2025 has been a bit of a wild ride in terms of investment markets, to say the least, with just about every region and asset class across the globe experiencing significant volatility at some point this year.
While markets were already a little unsettled prior to ‘Liberation Day’, the US imposition of tariffs on most trading partners has sent shockwaves through markets. Companies who have become very used to relatively frictionless trade and wide access to the biggest* consumer market are now struggling to do business as their supply chains face significant challenges.
Below, let’s explore how financial advisers can deal with market downturns, how we learn from the ‘lost decade’ and why currency diversification can be a crucial element of true diversification.
Avoiding reactivity
First of all, the most important thing is not to be reactive to markets (and re-iterate to clients that reacting to market downturns and selling assets in a falling market is one of the worst things you can do for long term growth – it’s time in the market, and not timing the market after all!). The next most important thing, in my opinion, is a diversified investment strategy.
Concentration risk is very real and hopefully this year so far has been a bit of a wake-up call for those who needed it (he types, putting his own hand up!).
Over the last few years, many investment providers have allocated a significant amount to US equities either directly (as a result of active investment choices to benefit from the strong returns) or inadvertently (pure passive strategies where the exceptional growth of US companies, relative to the rest of the world, naturally led to a skew to the US in market-cap weighted underlying indices).
Learning from the lost decade
Ignoring the year so far, it’s easy to see why many active managers will have done so as the growth in US equities has been impossible to ignore. But, has the US always been this favourable?
There was a time (termed ‘The Lost Decade’) when US equities were relatively unattractive to investors, which is difficult to believe in this day and age. Between 2001 and 2011, the US market was ‘underwater’, meaning that if you invested money in the US equity sector in early 2001, then you would not have seen a positive return on your investment until December 2011.
As you can see on the chart below, prepared by IBOSS as part of our joint webinar, the US equity sector even underperformed global equities as a whole. Over the same timeframe, buying into emerging market equities – which are today sidelined in the majority of portfolios, returned over 300%.
Currency Diversification
Diversification can not only be brought about via investing in different markets (and different asset classes), but one often overlooked consideration is that of currency. Currency can also have a material impact on returns, both positively and negatively depending on where you are investing vs where you will be spending.
The charts above highlight just how much of an effect currency can have when it comes to investment performance. Looking back over the last few years, investors with holdings denominated in US Dollars would have seen a significant advantage in terms of returns compared to those with holdings denominated in Pounds Sterling. Could we see a reversal in this trend over the next few years?
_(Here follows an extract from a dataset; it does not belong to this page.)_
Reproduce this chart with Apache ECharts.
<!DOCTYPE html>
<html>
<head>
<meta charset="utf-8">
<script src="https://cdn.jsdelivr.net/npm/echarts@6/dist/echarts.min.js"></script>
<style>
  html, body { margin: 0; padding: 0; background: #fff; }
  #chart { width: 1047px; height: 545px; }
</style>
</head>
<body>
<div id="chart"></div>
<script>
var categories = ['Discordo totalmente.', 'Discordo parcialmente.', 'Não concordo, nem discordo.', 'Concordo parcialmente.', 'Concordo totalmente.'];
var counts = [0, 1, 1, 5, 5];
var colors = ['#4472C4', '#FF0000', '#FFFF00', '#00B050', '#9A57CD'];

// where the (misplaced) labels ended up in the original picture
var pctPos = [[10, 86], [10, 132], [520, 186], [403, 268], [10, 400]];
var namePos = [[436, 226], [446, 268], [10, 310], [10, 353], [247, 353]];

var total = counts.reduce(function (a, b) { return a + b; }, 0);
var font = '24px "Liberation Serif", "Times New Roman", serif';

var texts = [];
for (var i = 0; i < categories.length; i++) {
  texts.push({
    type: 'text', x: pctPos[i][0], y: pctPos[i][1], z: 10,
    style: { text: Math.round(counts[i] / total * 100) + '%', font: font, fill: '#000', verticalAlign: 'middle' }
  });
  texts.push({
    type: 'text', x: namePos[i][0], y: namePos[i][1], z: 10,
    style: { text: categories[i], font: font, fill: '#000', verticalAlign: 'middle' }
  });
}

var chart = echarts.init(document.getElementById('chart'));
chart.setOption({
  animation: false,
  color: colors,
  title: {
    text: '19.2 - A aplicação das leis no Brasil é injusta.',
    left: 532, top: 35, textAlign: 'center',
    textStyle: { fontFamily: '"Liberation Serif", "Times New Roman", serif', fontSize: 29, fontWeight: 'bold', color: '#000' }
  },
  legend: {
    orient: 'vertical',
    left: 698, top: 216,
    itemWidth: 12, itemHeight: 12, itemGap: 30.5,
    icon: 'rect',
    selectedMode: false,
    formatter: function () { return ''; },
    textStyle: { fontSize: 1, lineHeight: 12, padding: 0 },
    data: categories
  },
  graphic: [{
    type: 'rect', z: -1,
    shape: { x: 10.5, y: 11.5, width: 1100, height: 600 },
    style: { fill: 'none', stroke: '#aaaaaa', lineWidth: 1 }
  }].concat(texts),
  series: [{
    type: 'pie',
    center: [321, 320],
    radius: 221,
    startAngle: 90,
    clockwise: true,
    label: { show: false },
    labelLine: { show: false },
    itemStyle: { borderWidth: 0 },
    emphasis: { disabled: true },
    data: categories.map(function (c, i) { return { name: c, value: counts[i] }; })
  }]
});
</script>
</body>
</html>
Again as with any investment decision, it’s best practice not to speculate but rather have a broad exposure to key, stable currencies across the globe. Many MPS providers will denominate select funds in their portfolios in different currencies to achieve some level of currency diversification, but it’s best to check that it’s part of their process as part of your own due diligence.
To wrap up, nobody knows for sure what the next decade will look like in terms of which asset class, currency or geographical market will perform the strongest relative to the rest of the world, particularly given what’s happened over the last 6 months and the huge shift in favour from the US to …. who knows?
At the moment, we seem to be paused at a major crossroads while the world re-organises itself in terms of trade and relationships between countries.
The best we can do right now is to ensure a broad spread of asset types, market geographies and currencies that will help place an investment strategy in the best position to capture the next ‘big thing’ before we even know what it is yet.